Tuesday, February 24, 2015

How does Shakespeare present Lady Macbeth as weak in act 5, scene 1?

Earlier in the play, Lady Macbeth was the person who was ready to dash her baby's brains out without remorse. She spoke ruthless words to urge the hesitant Macbeth to do the evil deed of murdering Duncan. She told Macbeth to control his horror after killing Duncan when he came back to their rooms shaken to the core and saying the green seas had turned red with blood.
Ironically, however, by act 5, Lady Macbeth has become the person who can't handle the guilt of what she and her husband have done. We find out that she was earlier almost all talk and bluster, with very little substance, because she cracks under the strain of the crimes they have committed. She sleepwalks at night in act 5, scene 1, compulsively washing her hands as she tries to wash her guilt away. But no matter how much she washes, she can't wash the blood off her conscience.
Macbeth becomes hardened as Lady Macbeth weakens from guilt and descends into madness.


In act 5, scene 1, Lady Macbeth wanders the corridors of Dunsinane Castle as if in a terrible trance. It would appear that she's in the process of going insane, her fraught nervous system cracking under the weight of guilt and paranoia.
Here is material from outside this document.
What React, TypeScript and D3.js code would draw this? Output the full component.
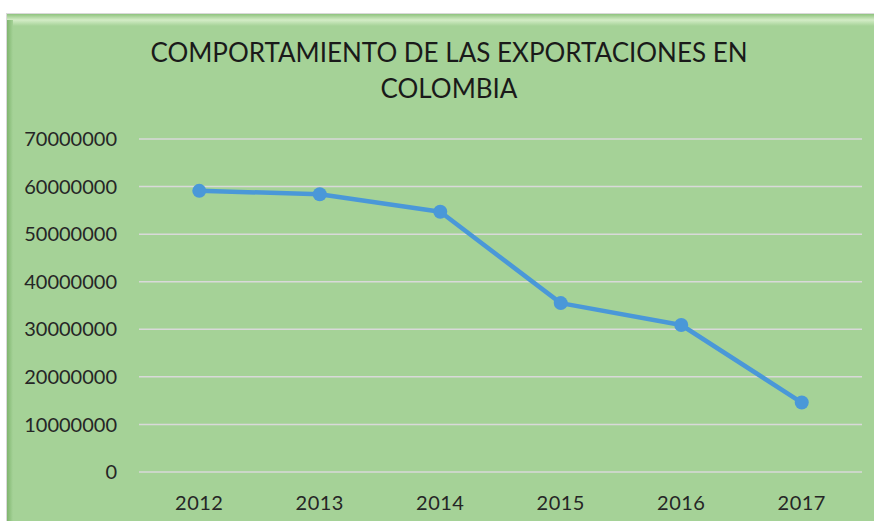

Earlier in the play, Lady Macbeth had appeared as strong and in control. It was she who acted as the main mover in the plot to murder Duncan and constantly cajoled a weak, vacillating Macbeth to put aside his moral qualms about killing the king and get on with carrying out the dirty deed.
Yet now, Lady Macbeth cuts a truly pathetic figure as she vainly tries to scrub the imagined blood-stains from her hands. In act 2, scene 2, things couldn't have been more different. Then, Lady Macbeth was so blithely complacent about the prospects of avoiding guilt:

A little water clears us of this deed.

But as she sleepwalks the corridors of Dunsinane, no amount of water or ceaseless scrubbing of hands will be enough to wipe away the guilt that has now indelibly stained Lady Macbeth's tortured soul.